Problem to work on =>
In the listing that follows, retype every line from the first through the one containing "ax = fig.add_axes([0.130, 0.187, 0.847, 0.768])". Pictures are to be left out.

>> Begin

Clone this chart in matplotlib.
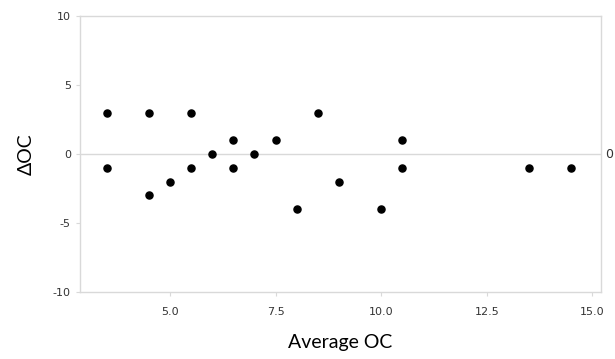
import matplotlib

matplotlib.use("Agg")
import matplotlib.pyplot as plt

# Bland-Altman style points: average OC vs difference
avg_oc = [3.5, 3.5, 4.5, 4.5, 5.0, 5.5, 5.5, 6.0, 6.5, 6.5,
          7.0, 7.5, 8.0, 8.5, 9.0, 10.0, 10.5, 10.5, 13.5, 14.5]
delta_oc = [3, -1, 3, -3, -2, 3, -1, 0, 1, -1,
            0, 1, -4, 3, -2, -4, 1, -1, -1, -1]
x_ticks = [5.0, 7.5, 10.0, 12.5, 15.0]
y_ticks = [-10, -5, 0, 5, 10]
ref_line = 0

GRID = "#d9d9d9"
plt.rcParams["axes.unicode_minus"] = False

fig = plt.figure(figsize=(6.15, 3.59), dpi=100)
ax = fig.add_axes([0.130, 0.187, 0.847, 0.768])

ax.axhline(ref_line, color=GRID, linewidth=1.0, zorder=1)
ax.scatter(avg_oc, delta_oc, s=26, color="black", zorder=3)

ax.set_xlim(2.87, 15.2)
ax.set_ylim(-10, 10)
ax.set_xticks(x_ticks)
ax.set_xticklabels([f"{t:.1f}" for t in x_ticks])
ax.set_yticks(y_ticks)

for side in ("left", "right", "top", "bottom"):
    ax.spines[side].set_color(GRID)
    ax.spines[side].set_linewidth(1.0)

ax.tick_params(axis="both", colors=GRID, labelcolor="#333333", labelsize=8,
               length=3, width=0.8)
ax.tick_params(axis="x", pad=8)

ax.text(1.008, (ref_line + 10) / 20, str(ref_line), transform=ax.transAxes,
        ha="left", va="center", fontsize=9, color="#333333")

ax.set_xlabel("Average OC", fontsize=14, family="Lato", labelpad=12)
ax.set_ylabel("ΔOC", fontsize=14, family="Lato", labelpad=13)

fig.savefig("out.png", dpi=100)
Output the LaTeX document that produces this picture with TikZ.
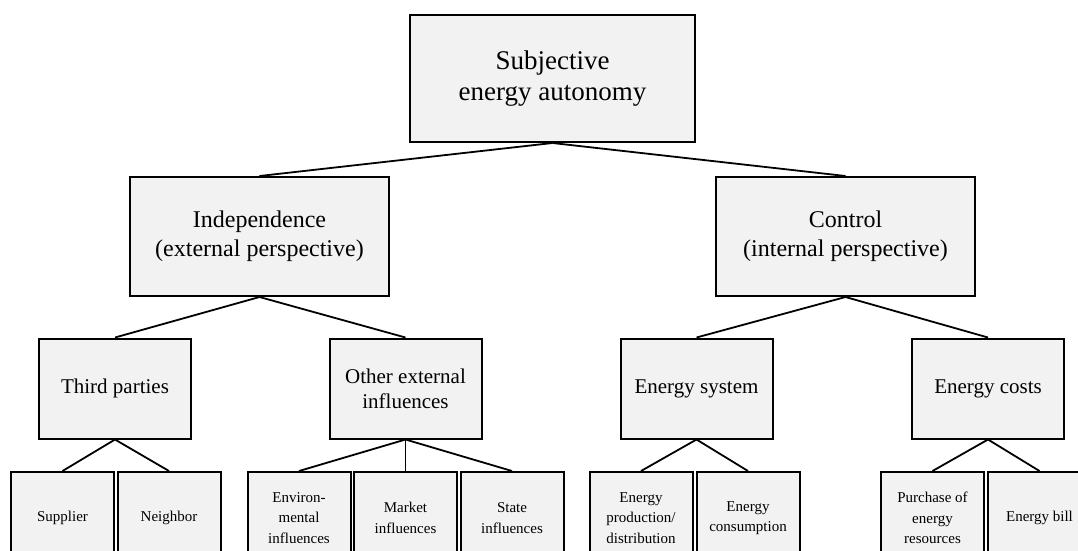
\documentclass[tikz,border=0pt]{standalone}
\usepackage{fontspec}
\setmainfont{Liberation Serif}
\definecolor{boxgray}{HTML}{F2F2F2}
\tikzset{
  box/.style={draw, line width=2pt, fill=boxgray, align=center, inner sep=0pt},
  lvlone/.style={box, minimum width=285pt, minimum height=127pt, font=\fontsize{27}{31}\selectfont},
  lvltwo/.style={box, minimum width=259pt, minimum height=119pt, font=\fontsize{24}{29}\selectfont},
  lvlthree/.style={box, minimum width=152pt, minimum height=100pt, font=\fontsize{21}{25}\selectfont},
  lvlfour/.style={box, minimum width=103pt, minimum height=92pt, font=\fontsize{15}{20.5}\selectfont},
  branch/.style={line width=1.8pt}
}
\begin{document}
\begin{tikzpicture}[x=1pt,y=-1pt]
\useasboundingbox (0,0) rectangle (1078,550);
\clip (0,0) rectangle (1078,550);
\node[lvlone] (autonomy) at (552.5,78.5) {Subjective\\energy autonomy};

\node[lvltwo] (indep) at (259.5,236.5) {Independence\\(external perspective)};
\node[lvltwo] (control) at (845.5,236.5) {Control\\(internal perspective)};

\node[lvlthree] (third) at (115,388.5) {Third parties};
\node[lvlthree] (other) at (405.5,388.5) {Other external\\influences};
\node[lvlthree] (esystem) at (696.5,388.5) {Energy system};
\node[lvlthree] (ecosts) at (988,388.5) {Energy costs};

\node[lvlfour] (supplier) at (62.5,518) {Supplier};
\node[lvlfour] (neighbor) at (169,518) {Neighbor};
\node[lvlfour] (environ) at (299,518) {Environ-\\mental\\influences};
\node[lvlfour] (market) at (405.5,518) {Market\\influences};
\node[lvlfour] (state) at (512,518) {State\\influences};
\node[lvlfour] (eprod) at (641,518) {Energy\\production/\\distribution};
\node[lvlfour] (econs) at (748,518) {Energy\\consumption};
\node[lvlfour] (purchase) at (932.5,518) {Purchase of\\energy\\resources};
\node[lvlfour] (bill) at (1039.5,518) {Energy bill};

% tree branches
\draw[branch] (autonomy.south) -- (indep.north);
\draw[branch] (autonomy.south) -- (control.north);
\draw[branch] (indep.south) -- (third.north);
\draw[branch] (indep.south) -- (other.north);
\draw[branch] (control.south) -- (esystem.north);
\draw[branch] (control.south) -- (ecosts.north);
\draw[branch] (third.south) -- (supplier.north);
\draw[branch] (third.south) -- (neighbor.north);
\draw[branch] (other.south) -- (environ.north);
\draw[branch] (other.south) -- (market.north);
\draw[branch] (other.south) -- (state.north);
\draw[branch] (esystem.south) -- (eprod.north);
\draw[branch] (esystem.south) -- (econs.north);
\draw[branch] (ecosts.south) -- (purchase.north);
\draw[branch] (ecosts.south) -- (bill.north);
\end{tikzpicture}
\end{document}
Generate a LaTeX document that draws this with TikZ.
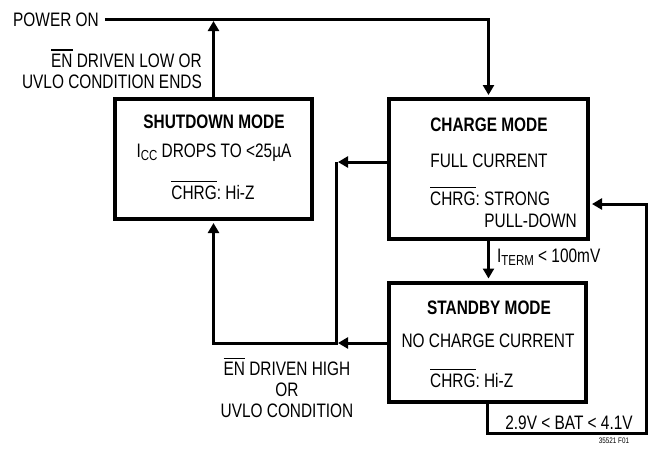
\documentclass[tikz,border=0pt]{standalone}
\usepackage{fontspec}
\setmainfont{Liberation Sans}[FakeStretch=0.79]
\usetikzlibrary{arrows.meta}
\frenchspacing
\newcommand{\ovl}[1]{\leavevmode\vbox{\hrule height 1.2pt\kern 3.4pt\hbox{#1}}}
\newcommand{\sub}[1]{\raisebox{-3.5pt}{\fontsize{14.5}{14.5}\selectfont #1}}
\tikzset{
  modebox/.style   = {draw, line width=4pt, inner sep=0pt},
  flowline/.style  = {-{Triangle[length=10pt, width=11pt]}, line width=3pt,
                      shorten >=2pt},
  modetitle/.style = {font=\fontsize{19.5}{22}\selectfont\bfseries,
                      inner sep=0pt, text height=14pt, text depth=0pt},
  modetext/.style  = {font=\fontsize{19.5}{22}\selectfont,
                      inner sep=0pt, text height=14pt, text depth=0pt},
  condlbl/.style   = {font=\fontsize{19.5}{21}\selectfont, inner sep=0pt},
  figlbl/.style    = {font=\fontsize{8}{9}\selectfont, inner sep=0pt}
}

\begin{document}
\begin{tikzpicture}[x=1pt, y=-1pt]
  \useasboundingbox (0,0) rectangle (649,448);
  % Mode boxes
  \node[modebox, minimum width=197pt, minimum height=120pt] (shut) at (213.5,159) {};
  \node[modebox, minimum width=199pt, minimum height=140pt] (chg)  at (488.5,169) {};
  \node[modebox, minimum width=197pt, minimum height=119pt] (stby) at (487.5,342) {};
  % Shutdown contents
  \node[modetitle] (shutT) at (214,121) {SHUTDOWN MODE};
  \node[modetext]  (shutI) at (214,150) {I\sub{CC} DROPS TO <25µA};
  \node[modetext]  (shutC) at (213,192) {\ovl{CHRG}: Hi-Z};
  % Charge contents
  \node[modetitle] (chgT) at (489,124) {CHARGE MODE};
  \node[modetext]  (chgF) at (489,160) {FULL CURRENT};
  \node[modetext, anchor=west] (chgC) at (430,198) {\ovl{CHRG}: STRONG};
  \node[modetext, anchor=east] (chgP) at (577,220) {PULL-DOWN};
  % Standby contents
  \node[modetitle] (stbyT) at (489,307) {STANDBY MODE};
  \node[modetext]  (stbyN) at (488,340) {NO CHARGE CURRENT};
  \node[modetext, anchor=west] (stbyC) at (430,380) {\ovl{CHRG}: Hi-Z};
  % Conditions
  \node[modetext, anchor=west] (pwr) at (13,19) {POWER ON};
  \node[condlbl, align=right, anchor=east] (enlow) at (202,69)
       {\ovl{EN} DRIVEN LOW OR\\UVLO CONDITION ENDS};
  \node[modetext, anchor=west] (iterm) at (497,255) {I\sub{TERM} < 100mV};
  \node[modetext] (bat) at (569,422) {2.9V < BAT < 4.1V};
  \node[condlbl, align=center] (enhigh) at (287,388)
       {\ovl{EN} DRIVEN HIGH\\OR\\UVLO CONDITION};
  \node[figlbl] (figid) at (614,441) {35521 F01};
  % Junctions
  \coordinate (pwrend) at (shut.north |- pwr.east);
  \coordinate (jtop)  at (336,162);
  \coordinate (jbot)  at (336,343);
  \coordinate (batbr) at (646,433);
  \coordinate (battr) at (646,204);
  % Transitions
  \draw[flowline] ([xshift=6pt]pwr.east) -| (chg.north);
  \draw[flowline] (shut.north) -- (pwrend);
  \draw[flowline] (chg.south) -- (chg.south |- stby.north);
  \draw[flowline] (chg.west |- jtop) -- (jtop);
  \draw[flowline] (stby.west |- jbot) -- (jbot);
  \draw[flowline] (jtop) -- (jbot) -| (shut.south);
  \draw[flowline] (stby.south) |- (batbr) -- (battr) -- (chg.east |- battr);
\end{tikzpicture}
\end{document}
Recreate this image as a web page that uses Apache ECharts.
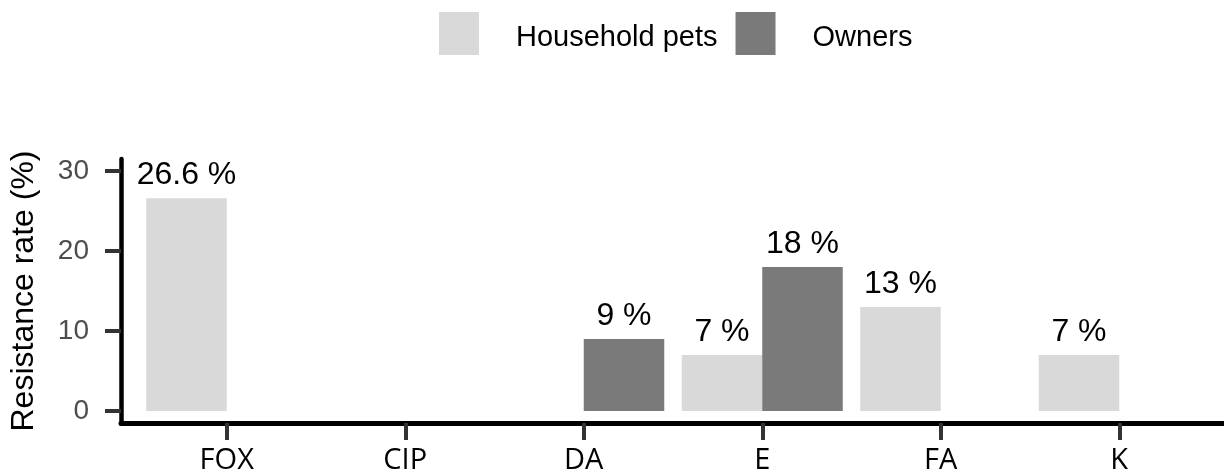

>> End

Correct output =>
Clone this chart in matplotlib.
import matplotlib

matplotlib.use("Agg")
import matplotlib.pyplot as plt

# Bland-Altman style points: average OC vs difference
avg_oc = [3.5, 3.5, 4.5, 4.5, 5.0, 5.5, 5.5, 6.0, 6.5, 6.5,
          7.0, 7.5, 8.0, 8.5, 9.0, 10.0, 10.5, 10.5, 13.5, 14.5]
delta_oc = [3, -1, 3, -3, -2, 3, -1, 0, 1, -1,
            0, 1, -4, 3, -2, -4, 1, -1, -1, -1]
x_ticks = [5.0, 7.5, 10.0, 12.5, 15.0]
y_ticks = [-10, -5, 0, 5, 10]
ref_line = 0

GRID = "#d9d9d9"
plt.rcParams["axes.unicode_minus"] = False

fig = plt.figure(figsize=(6.15, 3.59), dpi=100)
ax = fig.add_axes([0.130, 0.187, 0.847, 0.768])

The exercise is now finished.